Substack diary no.143: Monday, 4th. May 2026
My thoughts this morning are swirling around a book laid open and page-down on the settee and thoughts that have only just this minute occurred to me about a book I read some years ago. The novels are strikingly similar and at the same time strikingly different.
I am just over two-thirds of the way through the most recent Ian McEwan novel What We Can Know. I rarely buy books these days and if I do it is because I have read or listened to a book review that draws me into the story – and I find myself needing to know more. However, in this case my purchase was guided by the liner notes alone, and aided by a Christmas book token that for once I remembered to take with me into town.
The book that sprang to mind this morning is one I purchased many years ago and which, sadly, I no longer possess. I lent it to someone and forgotten who, and I do not expect to see it again. It is The Road by Cormac McCarthy.
Both books are set in the near-future following a man-made apocalypse. They are essentially post-climate change novels although, as those of us who study anthropogenic climate change know, it is not the climate breakdown that kills most of humanity, but humanity itself. The difference between the two novels is the outcome: what is it like on the other side of the breakdown?

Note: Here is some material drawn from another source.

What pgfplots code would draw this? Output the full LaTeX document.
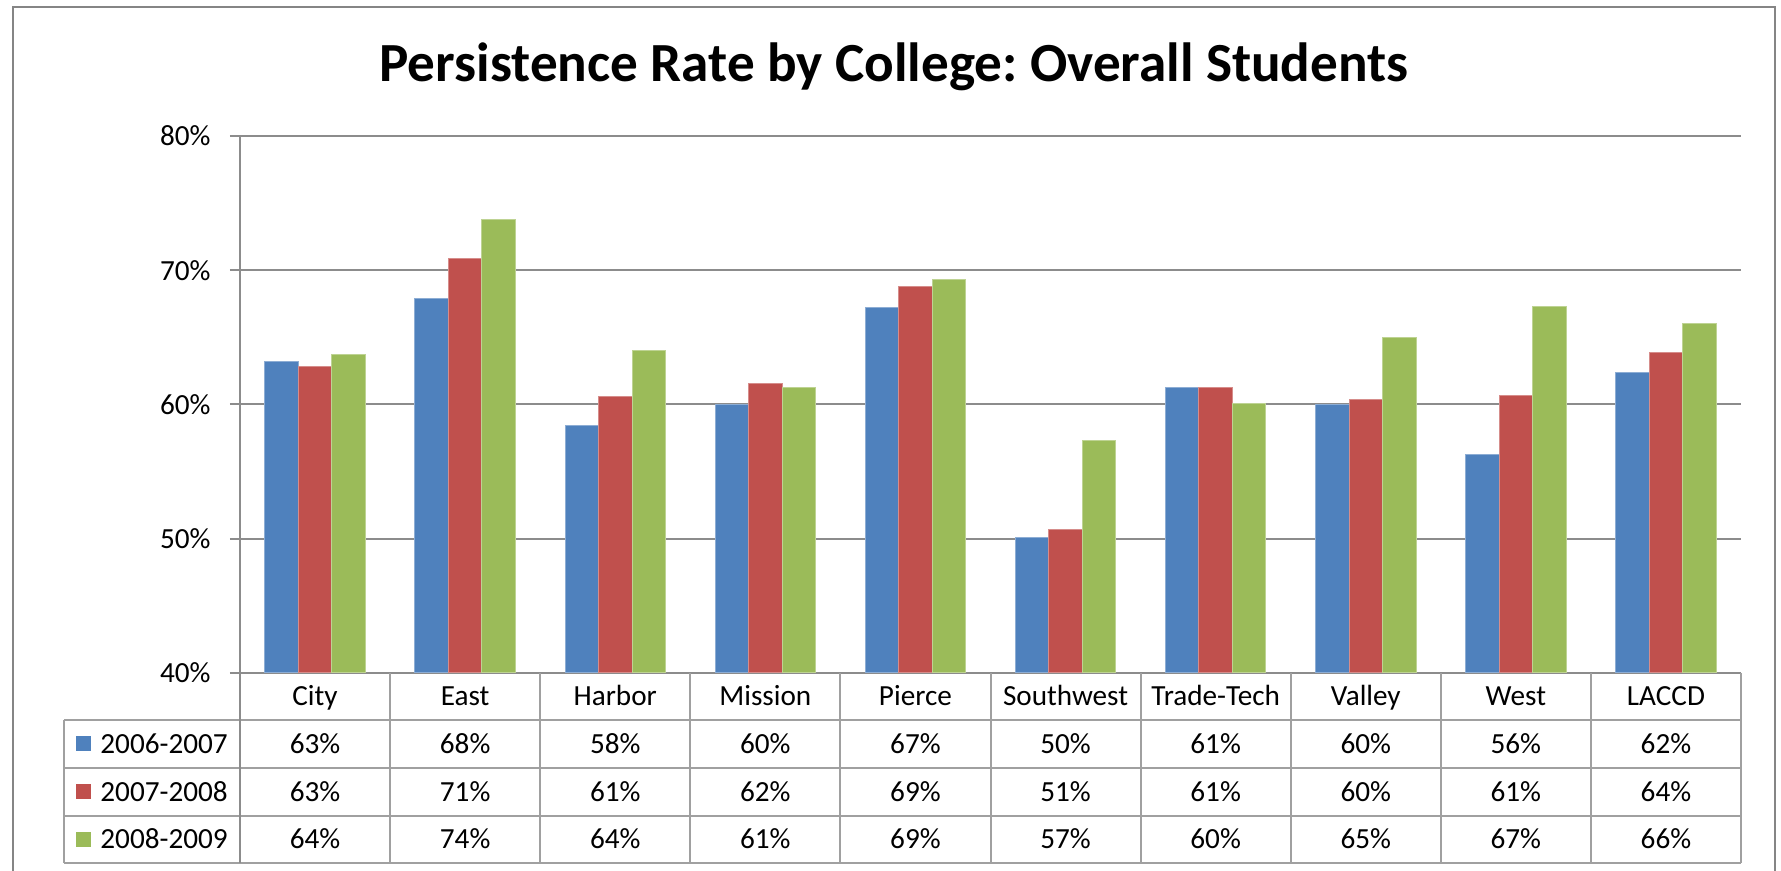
\documentclass[border=0pt]{standalone}
\usepackage{fontspec}
\setmainfont{Carlito}
\usepackage{pgfplots}
\usepackage{pgfplotstable}
\pgfplotsset{compat=1.18}
\frenchspacing

\definecolor{s1}{HTML}{4F81BD}
\definecolor{s2}{HTML}{C0504D}
\definecolor{s3}{HTML}{9BBB59}
\definecolor{gridgray}{HTML}{8C8C8C}
\definecolor{tabgray}{HTML}{A0A0A0}
\definecolor{framegray}{HTML}{858585}
\newcommand\tabfont{\fontsize{14.6}{17}\selectfont}

% persistence rate (%) by college, one column per year
\pgfplotstableread{
x name a b c
0 City 63.2 62.8 63.7
1 East 67.9 70.9 73.8
2 Harbor 58.4 60.6 64.0
3 Mission 60.0 61.6 61.3
4 Pierce 67.2 68.8 69.3
5 Southwest 50.1 50.7 57.3
6 Trade-Tech 61.3 61.3 60.1
7 Valley 60.0 60.4 65.0
8 West 56.3 60.7 67.3
9 LACCD 62.4 63.9 66.0
}\data

\begin{document}
\begin{tikzpicture}[x=1pt,y=1pt]
\begin{axis}[
  at={(0,0)}, anchor=south west,
  scale only axis, width=750.5pt, height=268.5pt,
  xmin=-0.5, xmax=9.5, ymin=40, ymax=80,
  ybar=0pt, bar width=16.75pt,
  axis x line*=bottom, axis y line*=left,
  axis line style={draw=gridgray, line width=1pt},
  tick align=outside, major tick length=5pt,
  ytick={40,50,60,70,80},
  yticklabels={40\%,50\%,60\%,70\%,80\%},
  ytick style={draw=gridgray, line width=1pt},
  xtick=data, xtick style={draw=none},
  xticklabels from table={\data}{name},
  tick label style={font=\tabfont},
  yticklabel style={anchor=east, inner sep=0pt, xshift=-9.5pt},
  xticklabel style={anchor=base, inner sep=0pt, yshift=-11.5pt},
  ymajorgrids, grid style={draw=gridgray, line width=1pt},
]
\addplot[fill=s1, draw=s1!65!white, line width=0.5pt] table[x=x, y=a] {\data};
\addplot[fill=s2, draw=s2!65!white, line width=0.5pt] table[x=x, y=b] {\data};
\addplot[fill=s3, draw=s3!65!white, line width=0.5pt] table[x=x, y=c] {\data};
\end{axis}

% data table below the plot
\begin{scope}[draw=tabgray, line width=1pt]
  \foreach \yy in {-23.5,-47.5,-71.5,-95} \draw (-88,\yy) -- (750.5,\yy);
  \draw (-88,-23.5) -- (-88,-95);
  \foreach \k in {1,...,10} \draw ({75.05*\k},0) -- ({75.05*\k},-95);
\end{scope}
\draw[gridgray, line width=1pt] (0,0) -- (0,-95);

\foreach \i in {0,...,9} {
  \foreach \c/\yb in {a/-40.25,b/-64.25,c/-88} {
    \pgfplotstablegetelem{\i}{\c}\of\data
    \node[anchor=base, inner sep=0pt, font=\tabfont] at ({75.05*(\i+0.5)}, \yb)
      {\pgfmathprintnumber[fixed,precision=0,assume math mode=true]{\pgfplotsretval}\%};
  }
}

% legend keys in the first column
\foreach \col/\yc/\yb/\lab in {s1/-35.25/-40.25/2006-2007, s2/-59.25/-64.25/2007-2008, s3/-83.25/-88/2008-2009} {
  \fill[\col] (-82,\yc-3.75) rectangle ++(7.5,7.5);
  \node[anchor=base west, inner sep=0pt, font=\tabfont] at (-70,\yb) {\lab};
}

\node[anchor=base, font=\bfseries\fontsize{27.6}{31}\selectfont] at (327,295.5)
  {Persistence Rate by College: Overall Students};

\draw[framegray, line width=1.3pt] (-113.5,-120) -- (-113.5,333) -- (767.5,333) -- (767.5,-120);

\pgfresetboundingbox
\path[use as bounding box] (-120,-99) rectangle (770.5,336.5);
\end{tikzpicture}
\end{document}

The Road is relentlessly bleak and very sad, and essentially it is difficult to see that there is any outcome at all for humanity, and the characters – a father and his son – are living through the horror. In contrast, the characters in What We Can Know do not live through the horror but have come out on the other side, where a much-reduced humanity is eking out a living with some difficulty and acceptance and, especially amongst the younger generation, a desire to make the best of what they have. The primary thrust of the story revolves around the search by a university lecturer for a poem that is said to be one of the greatest ever written but which was never published in the ‘before times’. Does it even exist? The search is hampered by the fact that much of England is under water, and the machines, technology and variety of food we take for granted exist only in a very limited fashion. I must get on and finish the book, but I like the way the angst of climate change is deep in the background and hardly ever comes up at all. That is all in the past and those that remain are getting on with a life that is different to the one we enjoy. They have adapted. And that, it seems to me, is the best we can expect for humanity in the second half of the 22nd. century.